(Items from a dataset)

* * * * * * * * *

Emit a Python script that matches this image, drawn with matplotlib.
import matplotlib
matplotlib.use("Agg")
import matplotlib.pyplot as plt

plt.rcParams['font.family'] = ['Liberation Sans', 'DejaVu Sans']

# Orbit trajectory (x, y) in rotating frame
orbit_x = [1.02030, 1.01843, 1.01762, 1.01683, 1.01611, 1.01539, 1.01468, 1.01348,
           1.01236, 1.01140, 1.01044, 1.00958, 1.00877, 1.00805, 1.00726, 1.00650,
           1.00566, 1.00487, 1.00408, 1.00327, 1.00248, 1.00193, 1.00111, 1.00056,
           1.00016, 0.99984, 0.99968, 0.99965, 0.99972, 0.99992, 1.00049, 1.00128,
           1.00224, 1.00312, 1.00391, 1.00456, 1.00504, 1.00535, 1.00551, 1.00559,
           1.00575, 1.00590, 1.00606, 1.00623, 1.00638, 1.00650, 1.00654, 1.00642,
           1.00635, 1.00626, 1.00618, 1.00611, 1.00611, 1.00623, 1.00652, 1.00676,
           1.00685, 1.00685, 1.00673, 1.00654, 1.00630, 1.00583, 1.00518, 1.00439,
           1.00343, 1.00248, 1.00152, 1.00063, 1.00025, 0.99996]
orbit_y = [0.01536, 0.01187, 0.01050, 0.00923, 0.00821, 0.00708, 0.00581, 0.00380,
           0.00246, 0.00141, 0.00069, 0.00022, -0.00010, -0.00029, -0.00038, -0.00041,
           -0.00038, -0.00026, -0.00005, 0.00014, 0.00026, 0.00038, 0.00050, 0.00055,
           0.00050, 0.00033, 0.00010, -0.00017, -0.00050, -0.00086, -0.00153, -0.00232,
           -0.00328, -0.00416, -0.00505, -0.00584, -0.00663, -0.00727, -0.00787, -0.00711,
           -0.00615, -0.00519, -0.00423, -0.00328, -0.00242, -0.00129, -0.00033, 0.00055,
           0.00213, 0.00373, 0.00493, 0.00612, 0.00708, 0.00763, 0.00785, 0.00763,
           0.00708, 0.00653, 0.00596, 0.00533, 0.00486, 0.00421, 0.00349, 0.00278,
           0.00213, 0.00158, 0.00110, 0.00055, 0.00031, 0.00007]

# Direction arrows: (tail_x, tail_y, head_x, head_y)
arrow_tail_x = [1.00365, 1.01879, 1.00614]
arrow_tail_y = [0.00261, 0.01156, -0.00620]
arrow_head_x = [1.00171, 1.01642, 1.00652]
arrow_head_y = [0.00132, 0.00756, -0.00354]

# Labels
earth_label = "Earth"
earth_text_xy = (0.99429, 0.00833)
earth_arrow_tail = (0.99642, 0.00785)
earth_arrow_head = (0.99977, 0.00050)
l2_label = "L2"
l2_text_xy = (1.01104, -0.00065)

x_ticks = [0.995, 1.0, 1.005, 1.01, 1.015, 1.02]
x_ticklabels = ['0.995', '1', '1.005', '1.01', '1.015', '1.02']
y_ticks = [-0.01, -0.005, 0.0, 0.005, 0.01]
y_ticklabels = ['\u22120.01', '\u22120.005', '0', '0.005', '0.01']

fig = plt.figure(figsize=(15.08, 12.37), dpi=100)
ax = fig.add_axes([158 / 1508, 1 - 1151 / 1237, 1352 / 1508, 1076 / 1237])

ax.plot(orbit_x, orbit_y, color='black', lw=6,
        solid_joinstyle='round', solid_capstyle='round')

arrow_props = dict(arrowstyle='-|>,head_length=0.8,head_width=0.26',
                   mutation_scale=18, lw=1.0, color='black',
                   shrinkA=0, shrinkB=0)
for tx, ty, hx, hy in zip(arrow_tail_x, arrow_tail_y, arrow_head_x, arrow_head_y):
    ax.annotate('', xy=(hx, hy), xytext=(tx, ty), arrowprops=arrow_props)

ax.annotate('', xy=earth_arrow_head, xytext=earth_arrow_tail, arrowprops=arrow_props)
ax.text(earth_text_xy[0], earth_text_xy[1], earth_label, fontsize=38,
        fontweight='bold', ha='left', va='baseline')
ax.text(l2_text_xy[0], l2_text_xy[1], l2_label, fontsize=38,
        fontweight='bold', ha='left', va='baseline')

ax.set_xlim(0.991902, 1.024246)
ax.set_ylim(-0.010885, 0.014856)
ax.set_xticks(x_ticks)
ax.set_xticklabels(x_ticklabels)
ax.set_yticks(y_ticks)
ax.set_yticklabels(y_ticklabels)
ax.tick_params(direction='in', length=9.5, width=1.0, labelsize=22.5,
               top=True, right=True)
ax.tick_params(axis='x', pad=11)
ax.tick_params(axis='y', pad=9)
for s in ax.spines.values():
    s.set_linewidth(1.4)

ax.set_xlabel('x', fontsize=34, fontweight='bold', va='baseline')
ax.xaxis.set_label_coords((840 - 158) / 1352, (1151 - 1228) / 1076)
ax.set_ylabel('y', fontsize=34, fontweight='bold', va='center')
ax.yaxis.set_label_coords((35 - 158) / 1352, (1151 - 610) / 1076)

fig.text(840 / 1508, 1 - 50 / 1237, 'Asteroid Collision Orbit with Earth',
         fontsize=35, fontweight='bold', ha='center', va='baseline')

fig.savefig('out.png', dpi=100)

* * * * * * * * *

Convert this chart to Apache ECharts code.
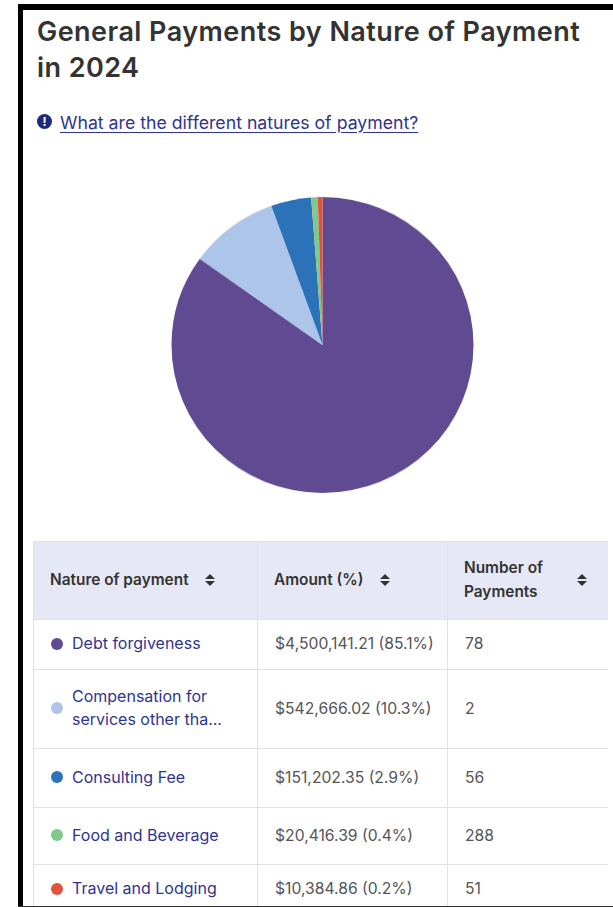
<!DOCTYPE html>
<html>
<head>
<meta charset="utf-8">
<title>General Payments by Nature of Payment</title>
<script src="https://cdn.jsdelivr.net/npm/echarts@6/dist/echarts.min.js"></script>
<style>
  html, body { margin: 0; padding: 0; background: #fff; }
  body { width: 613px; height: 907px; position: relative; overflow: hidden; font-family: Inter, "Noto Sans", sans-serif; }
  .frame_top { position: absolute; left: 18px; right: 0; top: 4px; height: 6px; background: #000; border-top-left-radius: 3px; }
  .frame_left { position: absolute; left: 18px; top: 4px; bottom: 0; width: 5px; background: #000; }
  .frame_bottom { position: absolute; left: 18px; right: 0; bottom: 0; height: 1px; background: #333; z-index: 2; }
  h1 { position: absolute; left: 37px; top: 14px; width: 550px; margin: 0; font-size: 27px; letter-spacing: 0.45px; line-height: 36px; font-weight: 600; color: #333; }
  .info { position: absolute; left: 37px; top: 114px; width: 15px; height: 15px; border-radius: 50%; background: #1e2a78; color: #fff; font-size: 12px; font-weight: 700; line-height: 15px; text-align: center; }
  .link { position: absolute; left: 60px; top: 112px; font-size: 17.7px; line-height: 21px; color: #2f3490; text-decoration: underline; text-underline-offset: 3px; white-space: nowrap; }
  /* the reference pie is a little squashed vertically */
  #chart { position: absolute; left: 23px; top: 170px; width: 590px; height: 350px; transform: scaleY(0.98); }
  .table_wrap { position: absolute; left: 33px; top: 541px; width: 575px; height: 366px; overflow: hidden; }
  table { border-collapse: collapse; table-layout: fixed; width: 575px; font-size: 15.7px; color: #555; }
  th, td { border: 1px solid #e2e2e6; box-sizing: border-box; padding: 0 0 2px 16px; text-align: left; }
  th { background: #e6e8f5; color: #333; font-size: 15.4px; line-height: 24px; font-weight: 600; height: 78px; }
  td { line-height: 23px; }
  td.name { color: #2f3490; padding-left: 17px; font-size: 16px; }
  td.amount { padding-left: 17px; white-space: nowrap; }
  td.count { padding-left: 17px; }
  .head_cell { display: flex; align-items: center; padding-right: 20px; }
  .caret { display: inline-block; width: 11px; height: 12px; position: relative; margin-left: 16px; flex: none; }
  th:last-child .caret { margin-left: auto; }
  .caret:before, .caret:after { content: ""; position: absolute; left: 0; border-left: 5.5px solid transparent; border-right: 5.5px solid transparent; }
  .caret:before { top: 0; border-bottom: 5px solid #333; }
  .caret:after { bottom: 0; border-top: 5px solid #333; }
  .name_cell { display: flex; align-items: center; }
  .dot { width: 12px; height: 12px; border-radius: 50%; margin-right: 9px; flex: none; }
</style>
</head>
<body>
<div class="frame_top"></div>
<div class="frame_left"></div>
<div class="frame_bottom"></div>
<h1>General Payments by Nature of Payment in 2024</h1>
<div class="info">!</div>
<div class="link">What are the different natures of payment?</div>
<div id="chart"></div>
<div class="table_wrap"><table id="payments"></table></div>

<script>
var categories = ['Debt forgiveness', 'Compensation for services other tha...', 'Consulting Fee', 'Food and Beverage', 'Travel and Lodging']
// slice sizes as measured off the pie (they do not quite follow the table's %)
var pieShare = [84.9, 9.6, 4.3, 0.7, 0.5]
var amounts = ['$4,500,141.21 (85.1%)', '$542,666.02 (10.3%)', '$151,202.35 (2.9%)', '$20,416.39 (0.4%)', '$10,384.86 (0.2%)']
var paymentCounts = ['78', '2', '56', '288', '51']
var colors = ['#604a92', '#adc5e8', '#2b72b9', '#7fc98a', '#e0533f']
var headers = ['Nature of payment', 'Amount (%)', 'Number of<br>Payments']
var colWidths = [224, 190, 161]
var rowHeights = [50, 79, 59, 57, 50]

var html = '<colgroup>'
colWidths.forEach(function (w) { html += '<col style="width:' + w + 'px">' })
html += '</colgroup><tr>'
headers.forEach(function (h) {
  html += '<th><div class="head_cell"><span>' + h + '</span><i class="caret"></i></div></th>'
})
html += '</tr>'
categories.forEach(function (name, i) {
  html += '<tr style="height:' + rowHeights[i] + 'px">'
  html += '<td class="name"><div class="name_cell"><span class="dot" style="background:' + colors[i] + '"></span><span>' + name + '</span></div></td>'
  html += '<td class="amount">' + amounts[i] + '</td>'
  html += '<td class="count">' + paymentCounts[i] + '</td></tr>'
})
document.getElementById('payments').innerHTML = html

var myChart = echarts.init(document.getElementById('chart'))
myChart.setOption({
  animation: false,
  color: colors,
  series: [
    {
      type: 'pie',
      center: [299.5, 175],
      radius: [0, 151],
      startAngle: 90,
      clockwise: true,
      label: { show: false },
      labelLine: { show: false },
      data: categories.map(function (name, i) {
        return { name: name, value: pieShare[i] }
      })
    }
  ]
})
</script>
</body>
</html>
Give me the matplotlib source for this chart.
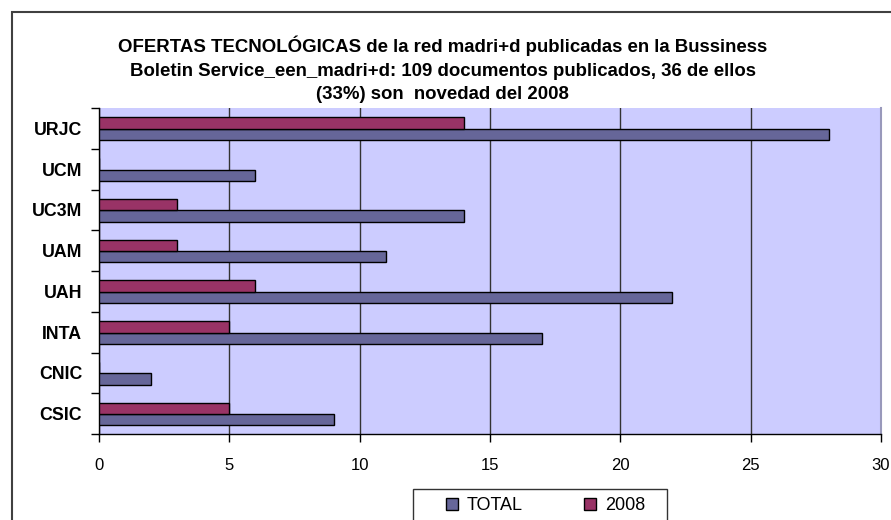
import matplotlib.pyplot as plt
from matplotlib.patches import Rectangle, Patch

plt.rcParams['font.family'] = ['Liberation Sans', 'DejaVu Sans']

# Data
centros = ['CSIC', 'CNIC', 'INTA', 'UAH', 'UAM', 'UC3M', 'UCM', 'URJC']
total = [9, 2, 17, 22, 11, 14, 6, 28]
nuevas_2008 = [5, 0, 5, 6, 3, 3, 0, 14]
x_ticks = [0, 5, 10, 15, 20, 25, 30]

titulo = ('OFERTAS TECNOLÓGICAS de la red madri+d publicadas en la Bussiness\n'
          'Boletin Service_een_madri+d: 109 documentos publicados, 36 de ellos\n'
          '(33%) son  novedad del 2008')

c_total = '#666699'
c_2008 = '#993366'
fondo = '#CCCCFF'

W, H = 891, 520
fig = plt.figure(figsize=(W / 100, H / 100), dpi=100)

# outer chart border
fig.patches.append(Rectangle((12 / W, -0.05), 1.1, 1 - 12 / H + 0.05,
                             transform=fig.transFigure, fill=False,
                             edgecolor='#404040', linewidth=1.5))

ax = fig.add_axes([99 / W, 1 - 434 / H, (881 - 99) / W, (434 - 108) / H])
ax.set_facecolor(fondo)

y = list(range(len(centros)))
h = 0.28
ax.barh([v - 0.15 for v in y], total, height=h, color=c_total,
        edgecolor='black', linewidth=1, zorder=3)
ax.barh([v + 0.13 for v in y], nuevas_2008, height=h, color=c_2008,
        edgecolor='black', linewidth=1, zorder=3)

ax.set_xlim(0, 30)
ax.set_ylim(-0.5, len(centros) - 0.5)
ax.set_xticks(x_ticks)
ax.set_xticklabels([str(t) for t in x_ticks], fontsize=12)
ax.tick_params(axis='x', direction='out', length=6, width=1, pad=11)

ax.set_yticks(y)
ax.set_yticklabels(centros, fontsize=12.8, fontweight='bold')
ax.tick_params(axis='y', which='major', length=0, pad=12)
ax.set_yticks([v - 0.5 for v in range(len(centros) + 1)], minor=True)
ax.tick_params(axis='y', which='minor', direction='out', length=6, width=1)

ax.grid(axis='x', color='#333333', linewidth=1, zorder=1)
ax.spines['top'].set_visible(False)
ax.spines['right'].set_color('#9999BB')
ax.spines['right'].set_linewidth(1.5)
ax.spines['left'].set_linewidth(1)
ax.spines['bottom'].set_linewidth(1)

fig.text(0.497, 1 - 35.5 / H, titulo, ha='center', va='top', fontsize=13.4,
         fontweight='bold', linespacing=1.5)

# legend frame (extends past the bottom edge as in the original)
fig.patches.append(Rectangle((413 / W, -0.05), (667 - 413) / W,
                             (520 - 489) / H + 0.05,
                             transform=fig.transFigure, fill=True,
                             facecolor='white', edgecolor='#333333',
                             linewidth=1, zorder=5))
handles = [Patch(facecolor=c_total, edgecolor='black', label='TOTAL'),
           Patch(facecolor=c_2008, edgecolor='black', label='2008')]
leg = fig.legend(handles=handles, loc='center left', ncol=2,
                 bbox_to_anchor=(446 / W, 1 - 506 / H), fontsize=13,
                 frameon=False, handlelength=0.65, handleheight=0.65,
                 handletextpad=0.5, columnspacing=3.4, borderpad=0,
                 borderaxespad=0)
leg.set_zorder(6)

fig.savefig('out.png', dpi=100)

* * * * * * * * *

- _TASK DETAILS_
Return every line of the preceding records in which the word "script" appears.

- _RESPONSE_
Emit a Python script that matches this image, drawn with matplotlib.
<script src="https://cdn.jsdelivr.net/npm/echarts@6/dist/echarts.min.js"></script>
<script>
</script>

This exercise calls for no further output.